--- begin ---
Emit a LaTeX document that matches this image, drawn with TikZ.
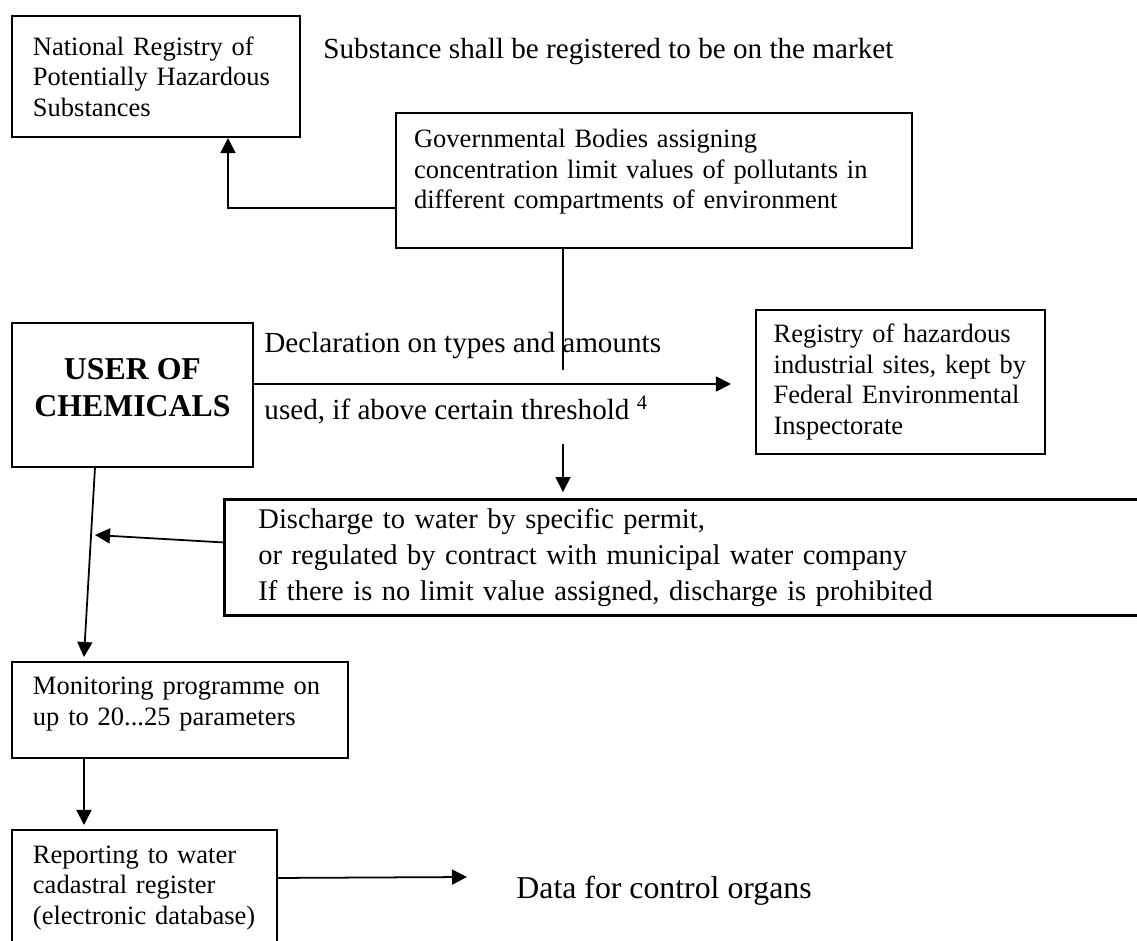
\documentclass[tikz,border=0pt]{standalone}
\usepackage{fontspec}
\setmainfont{Liberation Serif}
\usetikzlibrary{positioning,calc,arrows.meta}

\begin{document}
\begin{tikzpicture}[x=0.4528pt, y=-0.4528pt,
        box/.style={draw, line width=0.9pt, anchor=north west, align=left, inner ysep=2pt,
            font=\fontsize{12}{13.8}\selectfont},
        freetext/.style={anchor=west, inner sep=0pt, font=\fontsize{13.2}{16}\selectfont},
        arrow/.style={-{Triangle[length=6.8pt,width=6.8pt]}, line width=0.8pt}]
        \useasboundingbox (0,0) rectangle (1137,941);

        \node[box, minimum width=130.4pt, minimum height=54.8pt, inner xsep=9.5pt, text width=111.4pt] (national) at (11,15) {National Registry of\\Potentially Hazardous\\Substances};
        \node[freetext] (market) at (323,52) {Substance shall be registered to be on the market};
        \node[box, minimum width=233.6pt, minimum height=61.1pt, inner xsep=8.2pt, text width=217.2pt, text depth=38pt] (gov) at (395,112) {Governmental Bodies assigning\\concentration limit values of pollutants in\\different compartments of environment};
        \node[box, align=center, minimum width=109.1pt, minimum height=65.2pt, text depth=6.8pt, font=\fontsize{14.4}{16.75}\selectfont\bfseries] (user) at (11,322) {USER OF\\CHEMICALS};
        \node[freetext] (declaration) at (264,346) {Declaration on types and amounts};
        \node[freetext] (threshold) at (264,410) {used, if above certain threshold \textsuperscript{4}};
        \node[box, minimum width=130.9pt, minimum height=65.2pt, inner xsep=8pt, text width=114.9pt] (registry) at (755,309) {Registry of hazardous\\industrial sites, kept by\\Federal Environmental\\Inspectorate};
        \node[box, line width=1.3pt, minimum width=415.2pt, minimum height=52.5pt, inner xsep=15.4pt, text width=384.4pt, font=\fontsize{12.9}{16.3}\selectfont] (discharge) at (223,498) {Discharge to water by specific permit,\\or regulated by contract with municipal water company\\If there is no limit value assigned, discharge is prohibited};
        \node[box, minimum width=152.1pt, minimum height=43.5pt, inner xsep=9.5pt, text width=133.1pt, text depth=21.8pt] (monitoring) at (11,661) {Monitoring programme on\\up to 20...25 parameters};
        \node[box, minimum width=120pt, minimum height=52.5pt, inner xsep=9.5pt, text width=101pt] (reporting) at (11,829) {Reporting to water\\cadastral register\\(electronic database)};
        \node[freetext, font=\fontsize{14.4}{17}\selectfont] (data) at (516,891) {Data for control organs};

        \coordinate (govfoot) at (563,370);
        \coordinate (declfoot) at (563,444);
        \coordinate (inflow) at (95,535);

        \draw[arrow] ($(gov.west)+(0,27.5)$) -| ($(national.south)+(72,0)$);
        \draw[line width=0.8pt] (gov.south -| govfoot) -- (govfoot);
        \draw[arrow] ($(user.east)+(0,-11)$) -- ($(registry.west)+(-24,2)$);
        \draw[arrow, shorten >=2.7pt] (declfoot) -- (declfoot |- discharge.north);
        \draw[arrow] ($(discharge.west)+(0,-15)$) -- (inflow);
        \draw[arrow] ($(user.south)+(-37.5,0)$) -- ($(monitoring.north)+(-96,-4)$);
        \draw[arrow] ($(monitoring.south)+(-96,0)$) -- ($(reporting.north)+(-60.5,-4)$);
        \draw[arrow] ($(reporting.east)+(0,-10)$) -- ($(data.west)+(-49,-14)$);
    \end{tikzpicture}
\end{document}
--- end ---
• Your goal
Restate, line by line and word for word, everything from the top of the material through the line that contains "(0,0) rectangle (1137,941);". Leave pictures out.

• The solution
Emit a LaTeX document that matches this image, drawn with TikZ.
\documentclass[tikz,border=0pt]{standalone}
\usepackage{fontspec}
\setmainfont{Liberation Serif}
\usetikzlibrary{positioning,calc,arrows.meta}

\begin{document}
\begin{tikzpicture}[x=0.4528pt, y=-0.4528pt,
        box/.style={draw, line width=0.9pt, anchor=north west, align=left, inner ysep=2pt,
            font=\fontsize{12}{13.8}\selectfont},
        freetext/.style={anchor=west, inner sep=0pt, font=\fontsize{13.2}{16}\selectfont},
        arrow/.style={-{Triangle[length=6.8pt,width=6.8pt]}, line width=0.8pt}]
        \useasboundingbox (0,0) rectangle (1137,941);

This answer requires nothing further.